Mirpoix is one of the most fundamental French aromatic combinations, used to give background flavor to stock, sauces, braises and soups, and even to stuff or perfume roasts. It adds sweetness and aroma from the onion, sugar and earthiness from the carrot, and a floating kind of herbal intrigue from the celery. It's an especially great way to add freshness and complexity to canned broths or stocks, giving those often otherwise lifeless liquids a bit of character.
- 2 parts onion
- 1 part carrot
- 1 part celery (theoretically by weight, but really don't worry about it too much)
For fresh chicken or other meat stock:
- Traditionally, use about 1/8 of the amount of mirepoix as the bones, meaning that if you have 2 pounds of bones, use ¼ pound of mirepoix.
- Cut each vegetable into 1-inch chunks; add for about the last hour to half-hour of simmering. This size allows the flavors to extract over time, and not have the vegetables overcook and fall apart. Adding toward the end preserves a fresher, more delicate and pronounced flavor.
To make canned broth taste much better:
- Just set it to simmer for a half-hour or so with about ¼ pound of mirepoix to every pint of broth. If you're in a hurry, just cut the vegetables smaller and simmer it for a shorter time.

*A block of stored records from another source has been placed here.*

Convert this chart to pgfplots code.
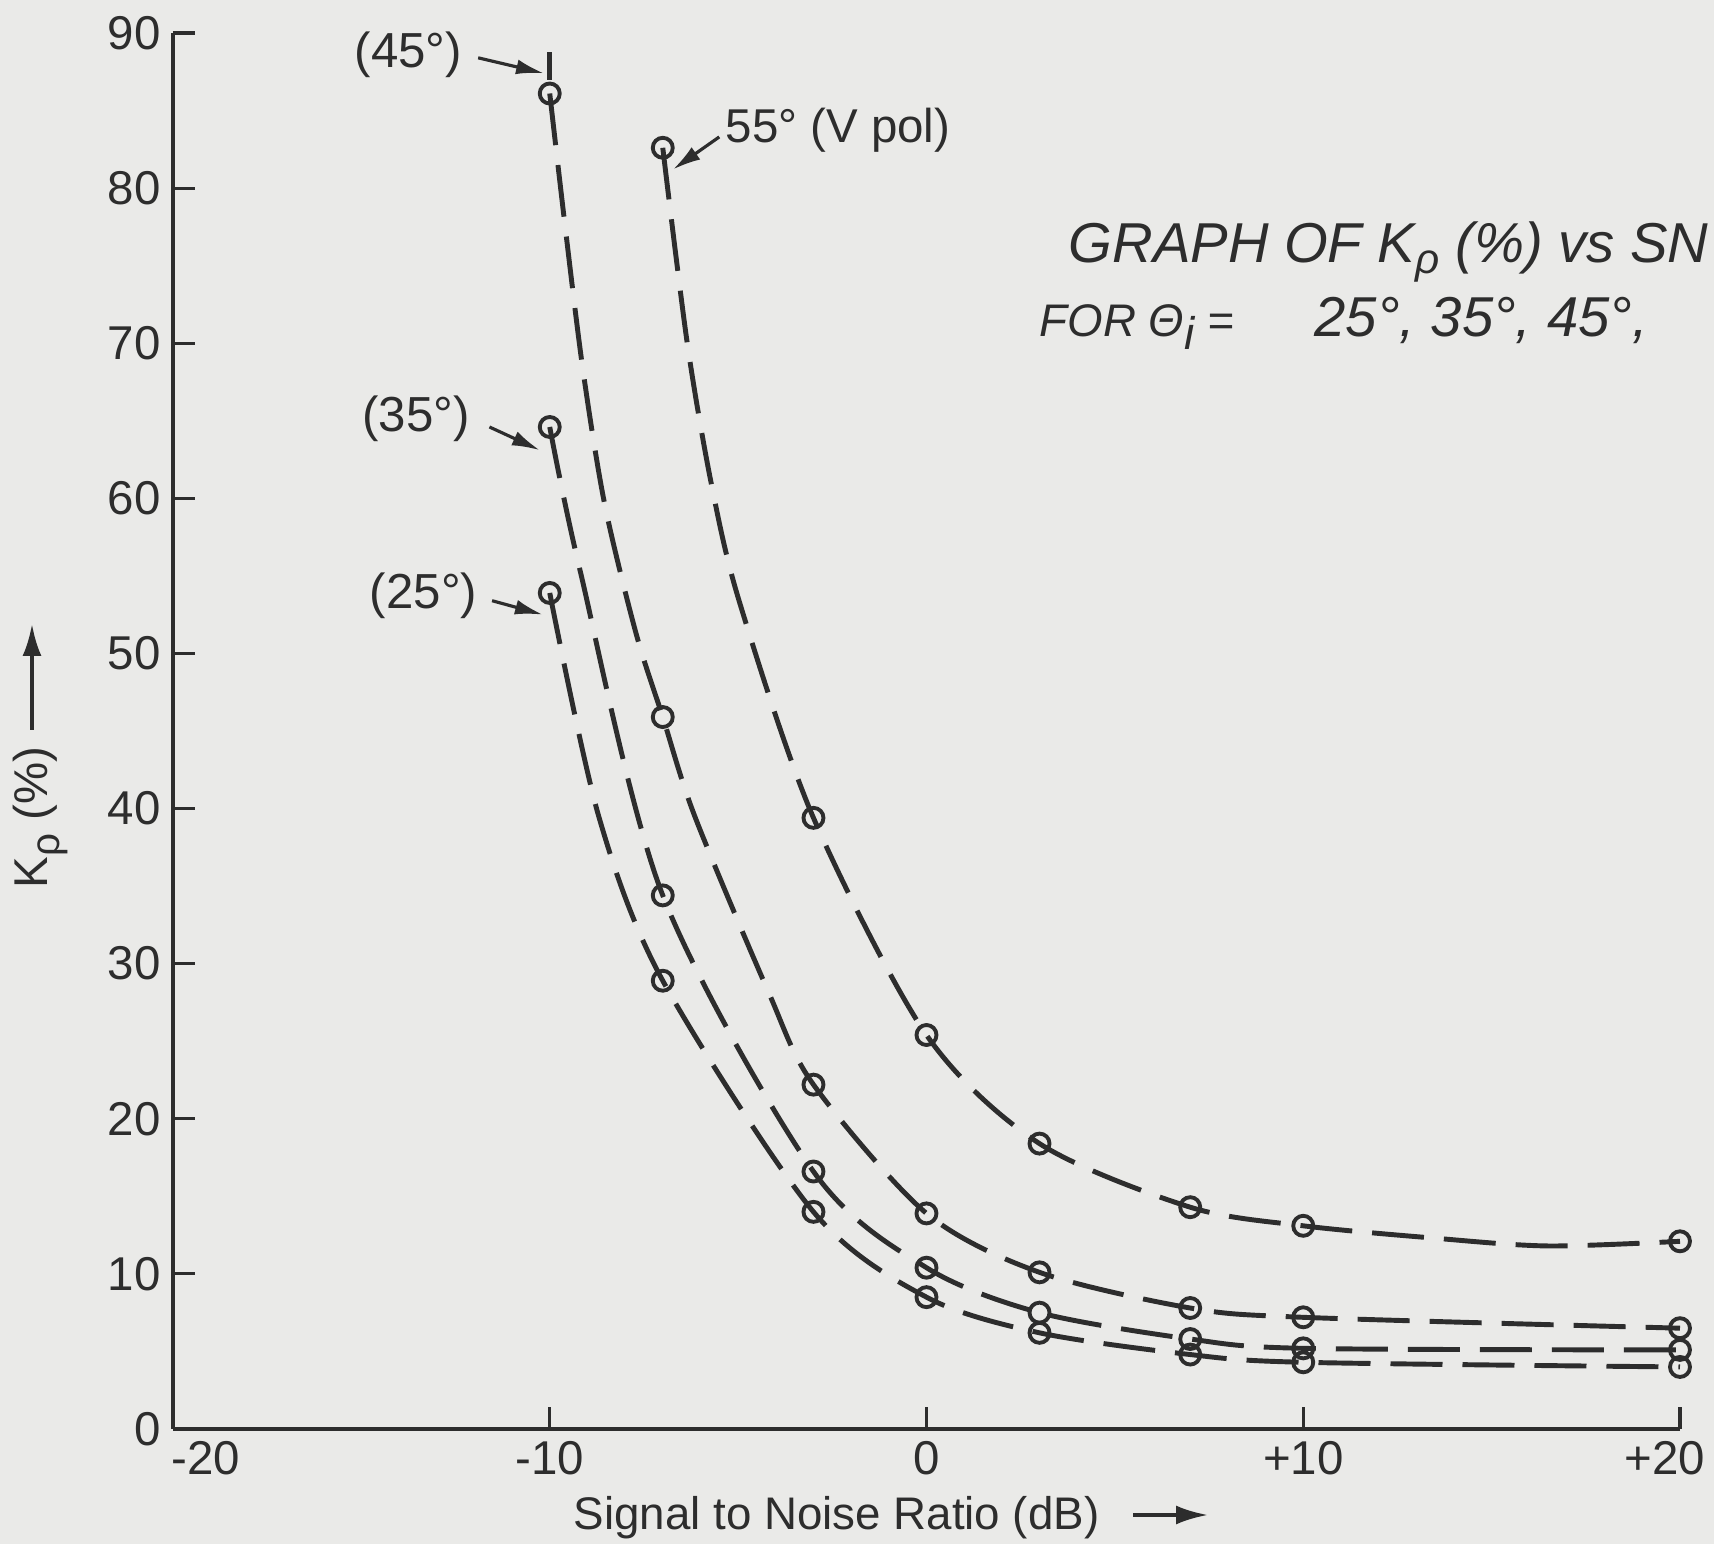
\documentclass[border=0pt]{standalone}
\usepackage{fontspec}
\setmainfont{Liberation Sans}
\usepackage{pgfplots}
\pgfplotsset{compat=1.18}
\usetikzlibrary{arrows.meta}
\definecolor{bg}{RGB}{234,234,232}
\definecolor{ink}{RGB}{45,45,45}
\newcommand{\fs}[1]{\fontsize{#1}{#1}\selectfont}
\begin{document}
\begin{tikzpicture}[x=1cm,y=1cm]
\fill[bg] (-1.73,-1.15) rectangle (15.41,14.29);
\begin{axis}[
  scale only axis, width=15.07cm, height=13.96cm,
  at={(0,0)}, anchor=south west,
  xmin=-20, xmax=20, ymin=0, ymax=90,
  axis lines=left,
  axis line style={-, line width=0.9pt, ink},
  xtick={-20,-10,0,10,20},
  xticklabels={{\hspace*{6.5mm}-20},-10,0,+10,{+20\hspace*{3mm}}},
  ytick={0,10,20,30,40,50,60,70,80,90},
  tick align=inside, major tick length=2.2mm,
  tick style={line width=0.9pt, ink},
  /pgf/number format/assume math mode=true,
  every tick label/.append style={font=\fs{13.5}, text=ink},
  clip=false,
  curve/.style={ink, line width=1.4pt, smooth, tension=0.5, dash pattern=on 5.2mm off 2mm, no markers},
  pts/.style={only marks, mark=o, mark size=1.0mm, mark options={ink, line width=1.1pt, fill=bg, solid}},
]
% 55 deg (V pol)
\addplot[curve] coordinates {(-7,82.6) (-6.35,70.0) (-5.7,60.8) (-4.95,53.2) (-3,39.4) (0,25.4) (3,18.4) (7,14.3) (10,13.1) (13.5,12.3) (16.5,11.8) (20,12.1)};
% 45 deg
\addplot[curve] coordinates {(-10,86.1) (-9.6,77.7) (-9.12,68.3) (-8.54,59.6) (-7.71,51.3) (-7,45.9) (-6.15,39.5) (-4.2,28.2) (-3,22.2) (0,13.9) (3,10.1) (7,7.8) (10,7.2) (20,6.5)};
\addplot[ink, line width=1.4pt, no markers] coordinates {(-10,87.0) (-10,88.8)};
% 35 deg
\addplot[curve] coordinates {(-10,64.6) (-9.2,55.4) (-7,34.4) (-3,16.6) (0,10.4) (3,7.5) (7,5.8) (10,5.2) (20,5.1)};
% 25 deg
\addplot[curve] coordinates {(-10,53.9) (-8.7,39.5) (-7,28.9) (-3,14.0) (0,8.5) (3,6.2) (7,4.8) (10,4.3) (20,4.0)};
% markers
\addplot[pts] coordinates {(-7,82.6) (-3,39.4) (0,25.4) (3,18.4) (7,14.3) (10,13.1) (20,12.1)};
\addplot[pts] coordinates {(-10,86.1) (-7,45.9) (-3,22.2) (0,13.9) (3,10.1) (7,7.8) (10,7.2) (20,6.5)};
\addplot[pts] coordinates {(-10,64.6) (-7,34.4) (-3,16.6) (0,10.4) (3,7.5) (7,5.8) (10,5.2) (20,5.1)};
\addplot[pts] coordinates {(-10,53.9) (-7,28.9) (-3,14.0) (0,8.5) (3,6.2) (7,4.8) (10,4.3) (20,4.0)};
% annotations
\node[text=ink, font=\fs{14}] at (axis cs:-13.75,88.6) {(45°)};
\draw[ink, line width=0.9pt, -{Latex[length=2.8mm,width=1.5mm]}] (axis cs:-11.9,88.4) -- (axis cs:-10.15,87.4);
\node[text=ink, font=\fs{13.5}, anchor=west, inner sep=0pt] at (axis cs:-5.35,83.7) {55° (V pol)};
\draw[ink, line width=0.9pt, -{Latex[length=2.8mm,width=1.5mm]}] (axis cs:-5.5,83.3) -- (axis cs:-6.73,81.2);
\node[text=ink, font=\fs{14}] at (axis cs:-13.55,65.1) {(35°)};
\draw[ink, line width=0.9pt, -{Latex[length=2.8mm,width=1.5mm]}] (axis cs:-11.6,64.6) -- (axis cs:-10.26,63.1);
\node[text=ink, font=\fs{14}] at (axis cs:-13.35,53.7) {(25°)};
\draw[ink, line width=0.9pt, -{Latex[length=2.8mm,width=1.5mm]}] (axis cs:-11.53,53.4) -- (axis cs:-10.18,52.5);
\end{axis}
% axis labels
\node[text=ink, font=\fs{13}, anchor=base west, inner sep=0pt] at (4.0,-1.01) {Signal to Noise Ratio (dB)};
\draw[ink, line width=1.1pt, -{Latex[length=3.2mm,width=1.9mm]}] (9.6,-0.86) -- (10.35,-0.86);
\node[text=ink, font=\fs{13.5}, rotate=90, anchor=base west, inner sep=0pt] at (-1.25,5.40) {K\raisebox{-0.45ex}{\fs{11.5}ρ} (\%)};
\draw[ink, line width=1.1pt, -{Latex[length=3.2mm,width=1.9mm]}] (-1.41,6.99) -- (-1.41,8.05);
% title
\node[text=ink, font=\fs{16}\itshape, anchor=base west, inner sep=0pt] at (8.95,11.66) {GRAPH OF K\raisebox{-0.35ex}{\fs{12}ρ} (\%) vs SN};
\node[text=ink, font=\fs{13}\itshape, anchor=base west, inner sep=0pt] at (8.66,10.92) {FOR Θ\raisebox{-0.5ex}{i} =};
\node[text=ink, font=\fs{16}\itshape, anchor=base west, inner sep=0pt] at (11.41,10.92) {25°, 35°, 45°,};
\pgfresetboundingbox
\path (-1.73,-1.15) rectangle (15.41,14.29);
\end{tikzpicture}
\end{document}
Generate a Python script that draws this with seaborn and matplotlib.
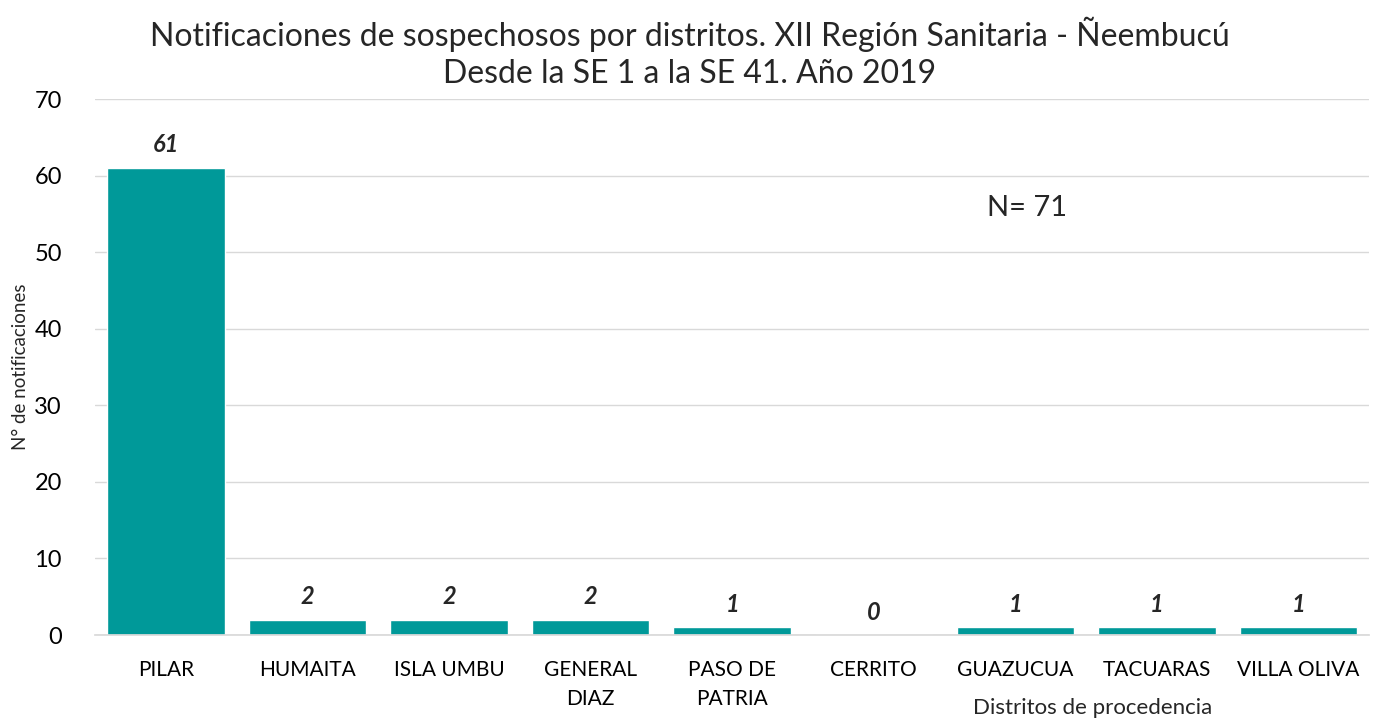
import matplotlib
matplotlib.use("Agg")
import matplotlib.pyplot as plt
import seaborn as sns
import pandas as pd

districts = ["PILAR", "HUMAITA", "ISLA UMBU", "GENERAL\nDIAZ", "PASO DE\nPATRIA",
             "CERRITO", "GUAZUCUA", "TACUARAS", "VILLA OLIVA"]
counts = [61, 2, 2, 2, 1, 0, 1, 1, 1]

sns.set_theme(style="white")
plt.rcParams['font.family'] = ['Lato', 'DejaVu Sans']

df = pd.DataFrame({"d": districts, "n": counts})
fig = plt.figure(figsize=(13.79, 7.2), dpi=100)
ax = fig.add_axes([0.069, 0.118, 0.924, 0.7445])
sns.barplot(data=df, x="d", y="n", color="#009999", saturation=1, width=0.83, ax=ax)

ax.set_ylim(0, 70)
ax.set_yticks(range(0, 71, 10))
ax.yaxis.grid(True, color="#d9d9d9", linewidth=1)
ax.set_axisbelow(True)
for s in ["top", "right", "left"]:
    ax.spines[s].set_visible(False)
ax.spines["bottom"].set_color("#d9d9d9")
ax.tick_params(axis="both", length=0)
ax.tick_params(axis="y", labelsize=17, pad=24, colors="black")
ax.tick_params(axis="x", labelsize=15, pad=18, colors="black")
for lbl in ax.get_xticklabels():
    lbl.set_linespacing(1.55)
ax.set_xlabel("")
ax.set_ylabel("N° de notificaciones", fontsize=13.5, labelpad=4)

for i, v in enumerate(counts):
    ax.text(i, v + 1.5, str(v), ha="center", va="bottom", fontsize=17,
            fontweight="bold", fontstyle="italic")

ax.text(6.08, 55.8, "N= 71", ha="center", va="center", fontsize=21)

fig.text(0.5, 0.927, "Notificaciones de sospechosos por distritos. XII Región Sanitaria - Ñeembucú\nDesde la SE 1 a la SE 41. Año 2019",
         ha="center", va="center", fontsize=23, linespacing=1.3)
fig.text(0.792, 0.017, "Distritos de procedencia", ha="center", va="center", fontsize=16)

fig.savefig("out.png", dpi=100)
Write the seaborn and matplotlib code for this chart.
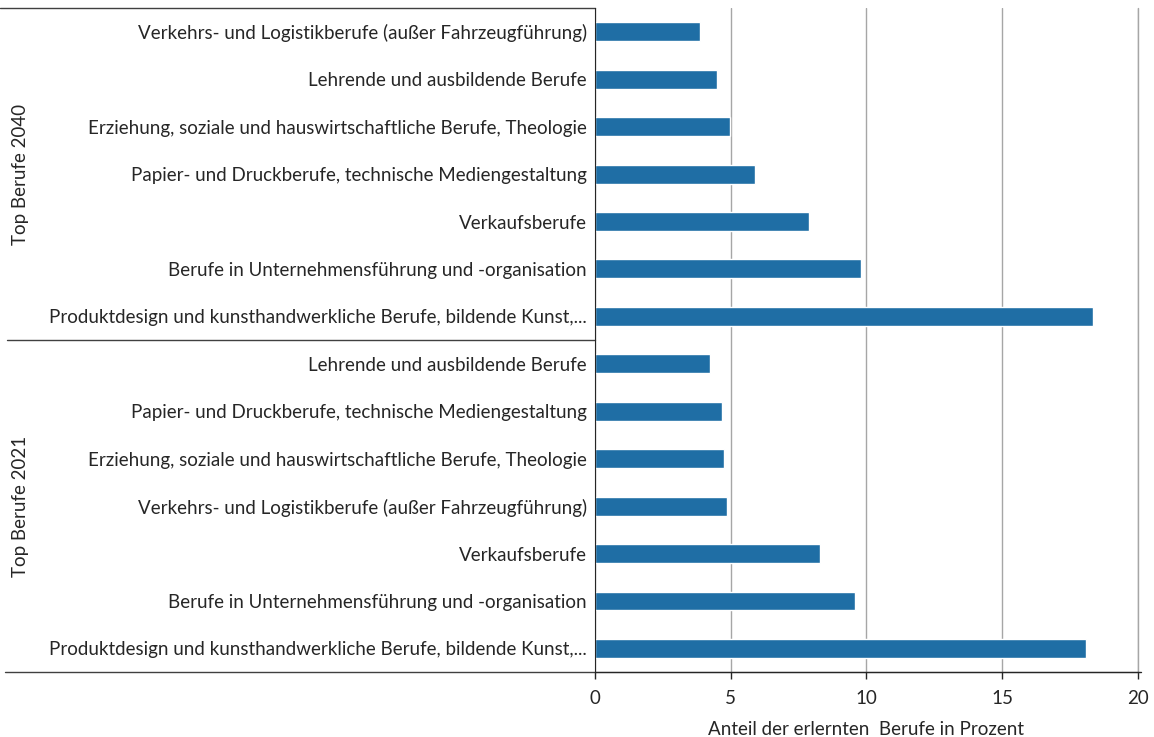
import pandas as pd
import matplotlib.pyplot as plt
import matplotlib.transforms as mtransforms
import seaborn as sns

groups = ['Top Berufe 2040'] * 7 + ['Top Berufe 2021'] * 7
berufe = [
    'Verkehrs- und Logistikberufe (außer Fahrzeugführung)',
    'Lehrende und ausbildende Berufe',
    'Erziehung, soziale und hauswirtschaftliche Berufe, Theologie',
    'Papier- und Druckberufe, technische Mediengestaltung',
    'Verkaufsberufe',
    'Berufe in Unternehmensführung und -organisation',
    'Produktdesign und kunsthandwerkliche Berufe, bildende Kunst,...',
    'Lehrende und ausbildende Berufe',
    'Papier- und Druckberufe, technische Mediengestaltung',
    'Erziehung, soziale und hauswirtschaftliche Berufe, Theologie',
    'Verkehrs- und Logistikberufe (außer Fahrzeugführung)',
    'Verkaufsberufe',
    'Berufe in Unternehmensführung und -organisation',
    'Produktdesign und kunsthandwerkliche Berufe, bildende Kunst,...',
]
anteil = [3.85, 4.49, 4.97, 5.88, 7.90, 9.80, 18.33,
          4.22, 4.67, 4.77, 4.86, 8.30, 9.57, 18.09]

df = pd.DataFrame({'gruppe': groups, 'beruf': berufe, 'anteil': anteil})
df['key'] = df['gruppe'] + '|' + df['beruf']

sns.set_style('white')
plt.rcParams['font.family'] = ['Lato', 'DejaVu Sans']
fs = 13.5

fig = plt.figure(figsize=(11.54, 7.37), dpi=100)
ax = fig.add_axes([0.5156, 0.088, 0.4705, 0.901])

sns.barplot(data=df, x='anteil', y='key', order=list(df['key']),
            color='#1f6ea5', saturation=1, width=0.4, ax=ax, zorder=3)

ax.set_xlim(0, 20)
ax.set_ylim(len(df) - 0.5, -0.5)
ax.set_xticks([0, 5, 10, 15, 20])
ax.xaxis.grid(True, color='#a6a6a6', linewidth=1)
ax.axvline(20, color='#a6a6a6', linewidth=1, clip_on=False, zorder=1)
ax.set_axisbelow(True)
ax.set_yticks(range(len(df)))
ax.set_yticklabels(df['beruf'], fontsize=fs, color='#262626')
ax.tick_params(axis='y', length=0, pad=6)
ax.tick_params(axis='x', length=5, width=1, color='#262626', direction='out',
               labelsize=fs, labelcolor='#262626', pad=8, bottom=True)
ax.set_xlabel('Anteil der erlernten  Berufe in Prozent', fontsize=fs,
              color='#262626', labelpad=10)
ax.set_ylabel('')

for side in ['top', 'right']:
    ax.spines[side].set_visible(False)
for side in ['left', 'bottom']:
    ax.spines[side].set_color('#262626')
    ax.spines[side].set_zorder(5)
ax.spines['bottom'].set_bounds(0, 20)

# Gruppenlinien links und unten
trans = mtransforms.blended_transform_factory(ax.transAxes, ax.transData)
for yy, x0 in [(-0.5, -1.096), (6.5, -1.083), (13.5, -1.087)]:
    ax.plot([x0, 0], [yy, yy], transform=trans, color='#404040',
            linewidth=1, clip_on=False, zorder=5)
ax.plot([0, 1.0055], [13.5, 13.5], transform=trans, color='#262626',
        linewidth=1, clip_on=False, zorder=5)

tlab = mtransforms.blended_transform_factory(fig.transFigure, ax.transData)
for name, yc in [('Top Berufe 2040', 3), ('Top Berufe 2021', 10)]:
    ax.text(0.0175, yc, name, transform=tlab, rotation=90, ha='center',
            va='center', fontsize=fs, color='#262626')

fig.savefig('out.png', dpi=100)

As an all-purpose flavor booster::
- Sautéing mirepoix is a great way to start and add flavor to so many everyday items. Chop up a handful of it finely and sauté it lightly over medium heat until it sweats and the onions are translucent, and then from there cook a pot of rice. It adds a vegetal complexity that is intriguing and satisfying without getting in the way. Or do it (especially in a little butter) for your next tomato sauce, and see how it mellows it out.